Round integers like 1,700 on the S&P 500 are well and good, but savvy traders have their minds on another number: 2.75 percent
That was the high for the 10-year yield this year, and traders say yields are bound to go back to that level. The one overhanging question is how stocks will react when they see that number.
"If we start to push up to new highs on the 10-year yield so that's the 2.75 level—I think you'd probably see a bit of anxiety creep back into the marketplace," Bank of America Merrill Lynch's head of global technical strategy, MacNeil Curry, told "Futures Now" on Tuesday.
And Curry sees yields getting back to that level in the short term, and then some. "In the next couple of weeks to two months or so I think we've got a push coming up to the 2.85, 2.95 zone," he said.

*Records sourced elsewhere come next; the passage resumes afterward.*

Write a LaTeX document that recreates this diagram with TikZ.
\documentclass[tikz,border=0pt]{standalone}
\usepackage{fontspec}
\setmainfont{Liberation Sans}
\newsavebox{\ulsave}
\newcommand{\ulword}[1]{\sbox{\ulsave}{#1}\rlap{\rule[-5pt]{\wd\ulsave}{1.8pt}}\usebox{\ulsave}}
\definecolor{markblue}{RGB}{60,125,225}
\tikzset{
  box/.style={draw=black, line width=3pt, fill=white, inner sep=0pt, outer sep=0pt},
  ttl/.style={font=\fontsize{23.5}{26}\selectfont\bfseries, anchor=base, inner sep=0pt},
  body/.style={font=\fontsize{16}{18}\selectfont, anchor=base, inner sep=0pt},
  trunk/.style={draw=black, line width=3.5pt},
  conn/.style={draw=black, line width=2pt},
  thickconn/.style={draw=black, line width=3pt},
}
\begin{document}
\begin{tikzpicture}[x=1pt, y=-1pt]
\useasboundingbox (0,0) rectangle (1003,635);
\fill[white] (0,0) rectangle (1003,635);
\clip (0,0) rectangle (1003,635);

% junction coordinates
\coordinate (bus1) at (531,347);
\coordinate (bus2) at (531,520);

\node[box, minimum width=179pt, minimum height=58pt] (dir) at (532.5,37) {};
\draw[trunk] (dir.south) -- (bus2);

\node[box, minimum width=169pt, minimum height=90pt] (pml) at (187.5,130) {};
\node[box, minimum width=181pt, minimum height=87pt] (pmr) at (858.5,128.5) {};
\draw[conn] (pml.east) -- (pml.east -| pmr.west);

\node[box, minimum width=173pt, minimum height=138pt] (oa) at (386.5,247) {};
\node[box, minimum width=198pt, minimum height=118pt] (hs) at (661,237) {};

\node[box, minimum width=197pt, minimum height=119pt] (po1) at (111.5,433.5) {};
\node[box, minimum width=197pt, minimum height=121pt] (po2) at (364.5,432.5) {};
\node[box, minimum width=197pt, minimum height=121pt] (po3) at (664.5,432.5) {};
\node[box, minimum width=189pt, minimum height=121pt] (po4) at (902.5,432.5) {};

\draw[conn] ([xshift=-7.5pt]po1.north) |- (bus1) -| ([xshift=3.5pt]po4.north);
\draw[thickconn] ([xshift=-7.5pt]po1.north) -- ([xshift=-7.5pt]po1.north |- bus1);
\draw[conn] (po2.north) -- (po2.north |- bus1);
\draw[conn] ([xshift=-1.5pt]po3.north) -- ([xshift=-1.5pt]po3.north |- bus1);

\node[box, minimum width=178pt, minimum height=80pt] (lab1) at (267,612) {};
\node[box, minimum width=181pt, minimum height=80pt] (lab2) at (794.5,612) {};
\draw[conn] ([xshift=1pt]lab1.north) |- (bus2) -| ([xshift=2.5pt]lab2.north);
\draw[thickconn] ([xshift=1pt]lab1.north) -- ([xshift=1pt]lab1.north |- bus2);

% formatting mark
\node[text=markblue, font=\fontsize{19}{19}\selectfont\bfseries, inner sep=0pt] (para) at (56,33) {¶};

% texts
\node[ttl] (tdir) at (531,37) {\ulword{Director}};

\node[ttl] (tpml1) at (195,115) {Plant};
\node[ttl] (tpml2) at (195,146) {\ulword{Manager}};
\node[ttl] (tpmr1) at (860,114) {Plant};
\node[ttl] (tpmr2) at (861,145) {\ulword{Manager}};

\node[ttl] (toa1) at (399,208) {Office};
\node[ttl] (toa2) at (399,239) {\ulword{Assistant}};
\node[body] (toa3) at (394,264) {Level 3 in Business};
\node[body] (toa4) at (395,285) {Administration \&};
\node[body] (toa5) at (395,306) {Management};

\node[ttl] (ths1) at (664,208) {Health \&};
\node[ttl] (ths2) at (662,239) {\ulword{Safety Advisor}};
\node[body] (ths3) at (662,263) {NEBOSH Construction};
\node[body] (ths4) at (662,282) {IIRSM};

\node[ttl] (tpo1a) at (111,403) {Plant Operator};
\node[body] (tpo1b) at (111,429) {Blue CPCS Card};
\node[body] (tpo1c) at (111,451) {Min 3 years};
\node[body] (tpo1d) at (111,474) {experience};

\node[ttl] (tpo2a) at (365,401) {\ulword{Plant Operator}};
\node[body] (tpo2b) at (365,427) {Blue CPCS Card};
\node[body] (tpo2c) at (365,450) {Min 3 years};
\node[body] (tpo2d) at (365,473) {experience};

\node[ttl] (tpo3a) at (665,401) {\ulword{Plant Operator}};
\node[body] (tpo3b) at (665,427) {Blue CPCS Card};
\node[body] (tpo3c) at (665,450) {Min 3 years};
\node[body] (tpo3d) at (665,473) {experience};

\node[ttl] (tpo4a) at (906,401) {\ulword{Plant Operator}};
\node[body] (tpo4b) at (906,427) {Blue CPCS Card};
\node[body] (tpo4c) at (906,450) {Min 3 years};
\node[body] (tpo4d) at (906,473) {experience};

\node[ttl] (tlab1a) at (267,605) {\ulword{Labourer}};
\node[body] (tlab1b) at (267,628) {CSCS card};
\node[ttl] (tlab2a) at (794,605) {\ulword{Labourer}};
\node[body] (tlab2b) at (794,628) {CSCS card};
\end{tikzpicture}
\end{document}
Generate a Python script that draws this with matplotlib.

Jim Iuorio, the managing director of TJM Institutional Services and a CNBC contributor, thinks the old highs for the 10-year yield are in the cards, but he says that's because of expectations about what Federal Reserve Chairman Ben Bernanke might be thinking.
"The chairman wants to control volatility by sending rates up to a higher level, but he wants to control the rate at which they go higher. The spike up to 2.75 that happened three weeks ago alarmed him," Iuorio said. "Now the market thinks he's ready to start opening the door a little further. So we're headed back to those old highs."